Architectural maps that DO NOT transfer

  1. Driver-allocated session scratch memory (anv_vid_mem array). Hantro VPU keeps scratch internal; we return zero memory requirements. Hard skip — not just simplification, an inversion.
  2. anv_batch_emit register packets directly into cmdbuf at record time. There is no equivalent. We MUST defer to submit-time — that's the entire point of the V4L2 backend being on a separate kernel device.
  3. anv_image_dpb_address(iv, layer) resolving to a GPU virtual address. Our DPB references resolve to V4L2 buffer indices (queued at session-init) or dma_buf fds (Strategy B). The "address" abstraction doesn't apply; the VPU doesn't share the GPU's address space.
  4. MFX/HCP/VDENC register-set knowledge in genX_cmd_video.c — 4000+ lines of Intel-specific HW programming. Completely irrelevant. The Hantro VPU's "programming" is a sequence of struct v4l2_ctrl_* fills + ioctls.
  5. MOCS / cache state in pipe-buf-addr-state (genX_cmd_video.c:962+). N/A — the kernel V4L2 driver handles all cache coherency at QBUF/DQBUF boundaries.

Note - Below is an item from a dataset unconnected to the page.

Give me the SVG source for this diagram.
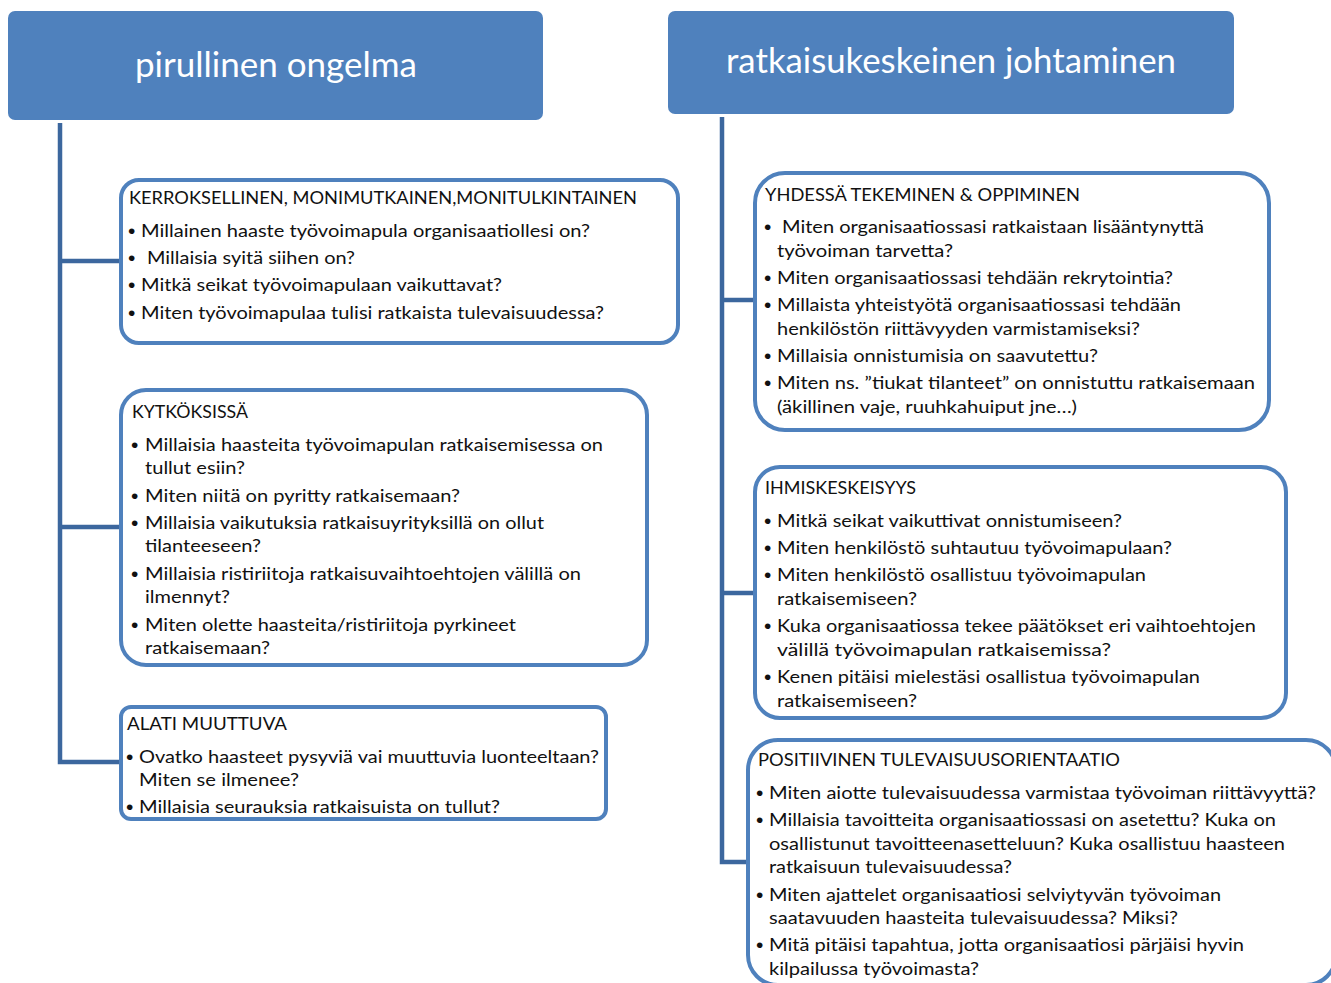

Phase 1 success criteria — final checklist

vk-video-samples simple-test step Where it lands in this map
vkGetPhysicalDeviceQueueFamilyProperties2 returns family with VK_QUEUE_VIDEO_DECODE_BIT_KHR and VkQueueFamilyVideoPropertiesKHR::videoCodecOperations & VK_VIDEO_CODEC_OPERATION_DECODE_H264_BIT_KHR set B.2
vkEnumerateDeviceExtensionProperties returns the three KHR_video_* A.1
vkGetPhysicalDeviceVideoCapabilitiesKHR(profile=H264) returns sane caps A.3
vkGetPhysicalDeviceVideoFormatPropertiesKHR returns NV12 A.4
vkCreateDevice succeeds with the video queue family selected B.3
vkCreateVideoSessionKHR succeeds C
vkGetVideoSessionMemoryRequirementsKHR returns 0 entries C.3
vkCreateVideoSessionParametersKHR with SPS+PPS succeeds D (free from vk_common)
Recording a vkCmdDecodeVideoKHR succeeds (no execution yet — could even no-op the V4L2 ioctls in Phase 1 since correctness isn't tested) E.2
Single queue submit succeeds without VK_ERROR_DEVICE_LOST B.4, J

Phase 1 deliberately stops short of "decoded picture compares against reference". That's Phase 7. Phase 1 is the end-to-end plumbing.